9.6 SAVE

SAVE
        /OUTFILE={’file_name’,file_handle}
        /UNSELECTED={RETAIN,DELETE}
        /{UNCOMPRESSED,COMPRESSED,ZCOMPRESSED}
        /PERMISSIONS={WRITEABLE,READONLY}
        /DROP=var_list
        /KEEP=var_list
        /VERSION=version
        /RENAME=(src_names=target_names)...
        /NAMES
        /MAP

The SAVE procedure causes the dictionary and data in the active dataset to be written to a system file.

OUTFILE is the only required subcommand. Specify the system file to be written as a string file name or a file handle (see File Handles).

By default, cases excluded with FILTER are written to the system file. These can be excluded by specifying DELETE on the UNSELECTED subcommand. Specifying RETAIN makes the default explicit.

The UNCOMPRESSED, COMPRESSED, and ZCOMPRESSED subcommand determine the system file’s compression level:

UNCOMPRESSED

Data is not compressed. Each numeric value uses 8 bytes of disk space. Each string value uses one byte per column width, rounded up to a multiple of 8 bytes.

COMPRESSED

Data is compressed with a simple algorithm. Each integer numeric value between −99 and 151, inclusive, or system missing value uses one byte of disk space. Each 8-byte segment of a string that consists only of spaces uses 1 byte. Any other numeric value or 8-byte string segment uses 9 bytes of disk space.

ZCOMPRESSED

Data is compressed with the “deflate” compression algorithm specified in RFC 1951 (the same algorithm used by gzip). Files written with this compression level cannot be read by PSPP 0.8.1 or earlier or by SPSS 20 or earlier.

COMPRESSED is the default compression level. The SET command (see SET) can change this default.

The PERMISSIONS subcommand specifies permissions for the new system file. WRITEABLE, the default, creates the file with read and write permission. READONLY creates the file for read-only access.

By default, all the variables in the active dataset dictionary are written to the system file. The DROP subcommand can be used to specify a list of variables not to be written. In contrast, KEEP specifies variables to be written, with all variables not specified not written.

Normally variables are saved to a system file under the same names they have in the active dataset. Use the RENAME subcommand to change these names. Specify, within parentheses, a list of variable names followed by an equals sign (‘=’) and the names that they should be renamed to. Multiple parenthesized groups of variable names can be included on a single RENAME subcommand. Variables’ names may be swapped using a RENAME subcommand of the form /RENAME=(A B=B A).

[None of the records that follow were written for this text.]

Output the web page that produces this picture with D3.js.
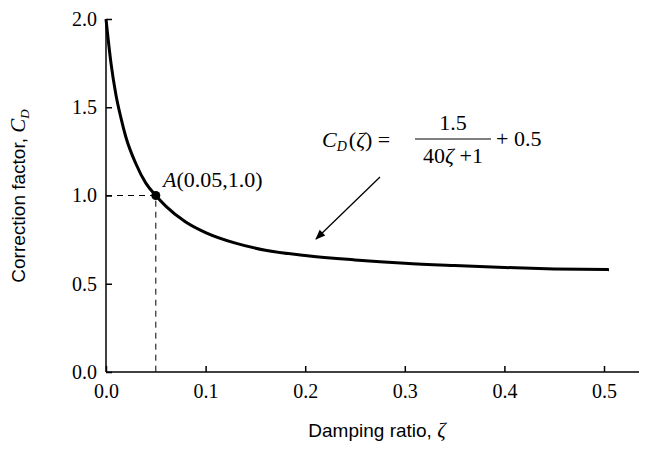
<!DOCTYPE html>
<html><head><meta charset="utf-8">
<script src="https://cdn.jsdelivr.net/npm/d3@7"></script>
<style>body{margin:0;background:#fff}</style>
</head><body>
<svg id="c" width="645" height="457"></svg>
<script>
// curve points (zeta, C_D)
var zeta = [0, 0.005, 0.01, 0.015, 0.02, 0.03, 0.04, 0.05, 0.06, 0.08, 0.1, 0.13, 0.16, 0.2, 0.25, 0.3, 0.35, 0.4, 0.45, 0.505];
var cd   = [2.0, 1.75, 1.57, 1.44, 1.33, 1.18, 1.07, 1.0, 0.94, 0.85, 0.79, 0.73, 0.69, 0.66, 0.635, 0.616, 0.603, 0.592, 0.584, 0.58];
var xTicks = [0, 0.1, 0.2, 0.3, 0.4, 0.5];
var yTicks = [0, 0.5, 1.0, 1.5, 2.0];
var pointA = [0.05, 1.0];

var svg = d3.select("#c");
var x = d3.scaleLinear().domain([0, 0.5]).range([106, 604]);
var y = d3.scaleLinear().domain([0, 2]).range([372, 19]);
var serif = "'Liberation Serif', 'Times New Roman', serif";
var sans = "'Liberation Sans', Arial, sans-serif";

var xa = svg.append("g").attr("transform", "translate(0,372)")
  .call(d3.axisBottom(x).tickValues(xTicks).tickSize(-6).tickPadding(12).tickFormat(d3.format(".1f")));
xa.select(".domain").attr("d", "M106,0H639");
var ya = svg.append("g").attr("transform", "translate(106,0)")
  .call(d3.axisLeft(y).tickValues(yTicks).tickSize(-6).tickPadding(9).tickFormat(d3.format(".1f")));
ya.select(".domain").attr("d", "M0,372V19");
svg.selectAll(".tick text").attr("font-family", serif).attr("font-size", 20).attr("fill", "#000");
svg.selectAll(".domain, .tick line").attr("stroke", "#000").attr("stroke-width", 1.5);

// dashed guides
svg.append("path")
  .attr("d", "M106," + y(pointA[1]) + "H" + x(pointA[0]) + "V372")
  .attr("fill", "none").attr("stroke", "#000").attr("stroke-dasharray", "6,5");

var line = d3.line().x(function(d){ return x(d[0]); }).y(function(d){ return y(d[1]); }).curve(d3.curveMonotoneX);
svg.append("path").datum(d3.zip(zeta, cd)).attr("d", line)
  .attr("fill", "none").attr("stroke", "#000").attr("stroke-width", 3);

svg.append("circle").attr("cx", x(pointA[0])).attr("cy", y(pointA[1])).attr("r", 4.5);
var ta = svg.append("text").attr("x", 163).attr("y", 187)
  .attr("font-family", serif).attr("font-size", 22);
ta.append("tspan").attr("font-style", "italic").text("A");
ta.append("tspan").text("(0.05,1.0)");

// axis titles
svg.append("text").attr("x", 377).attr("y", 437).attr("text-anchor", "middle")
  .attr("font-family", sans).attr("font-size", 19)
  .html("Damping ratio, <tspan font-family=\"" + serif + "\" font-style=\"italic\" font-size=\"21\">ζ</tspan>");
var yt = svg.append("text").attr("transform", "translate(25,196) rotate(-90)").attr("text-anchor", "middle")
  .attr("font-family", sans).attr("font-size", 19);
yt.append("tspan").text("Correction factor, ");
yt.append("tspan").attr("font-family", serif).attr("font-style", "italic").attr("font-size", 21).text("C");
yt.append("tspan").attr("font-family", serif).attr("font-style", "italic").attr("font-size", 13).attr("dy", 4).text("D");

// formula
var f = svg.append("g").attr("font-family", serif).attr("font-size", 22);
var t1 = f.append("text").attr("x", 322).attr("y", 147);
t1.append("tspan").attr("font-style", "italic").text("C");
t1.append("tspan").attr("font-style", "italic").attr("font-size", 14).attr("dy", 4).text("D");
t1.append("tspan").attr("dy", -4).attr("dx", 2).text("(");
t1.append("tspan").attr("font-style", "italic").text("ζ");
t1.append("tspan").text(") =");
f.append("text").attr("x", 453).attr("y", 130).attr("text-anchor", "middle").text("1.5");
f.append("line").attr("x1", 415).attr("x2", 491).attr("y1", 139).attr("y2", 139).attr("stroke", "#000").attr("stroke-width", 1.2);
var t2 = f.append("text").attr("x", 453).attr("y", 163).attr("text-anchor", "middle");
t2.append("tspan").text("40");
t2.append("tspan").attr("font-style", "italic").text("ζ");
t2.append("tspan").text(" +1");
f.append("text").attr("x", 496).attr("y", 146).text("+ 0.5");

// arrow
svg.append("defs").append("marker").attr("id", "ah").attr("viewBox", "0 0 10 10")
  .attr("refX", 9).attr("refY", 5).attr("markerWidth", 9).attr("markerHeight", 9).attr("orient", "auto")
  .attr("markerUnits", "userSpaceOnUse").attr("markerWidth", 13).attr("markerHeight", 10)
  .append("path").attr("d", "M0,1L10,5L0,9z");
svg.append("line").attr("x1", 380).attr("y1", 177).attr("x2", 316).attr("y2", 239)
  .attr("stroke", "#000").attr("stroke-width", 1.3).attr("marker-end", "url(#ah)");
</script>
</body></html>
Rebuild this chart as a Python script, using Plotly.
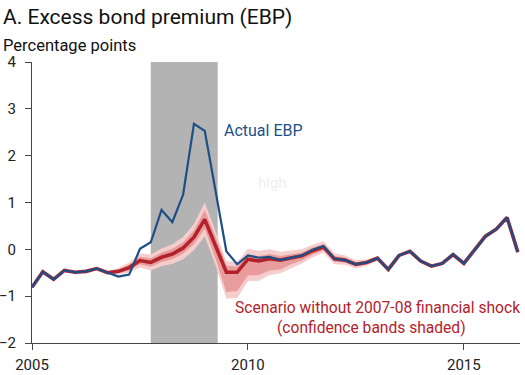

Alternate syntax for the RENAME subcommand allows the parentheses to be eliminated. When this is done, only a single variable may be renamed at once. For instance, /RENAME=A=B. This alternate syntax is deprecated.

DROP, KEEP, and RENAME are performed in left-to-right order. They each may be present any number of times. SAVE never modifies the active dataset. DROP, KEEP, and RENAME only affect the system file written to disk.

The VERSION subcommand specifies the version of the file format. Valid versions are 2 and 3. The default version is 3. In version 2 system files, variable names longer than 8 bytes are truncated. The two versions are otherwise identical.

The NAMES and MAP subcommands are currently ignored.

SAVE causes the data to be read. It is a procedure.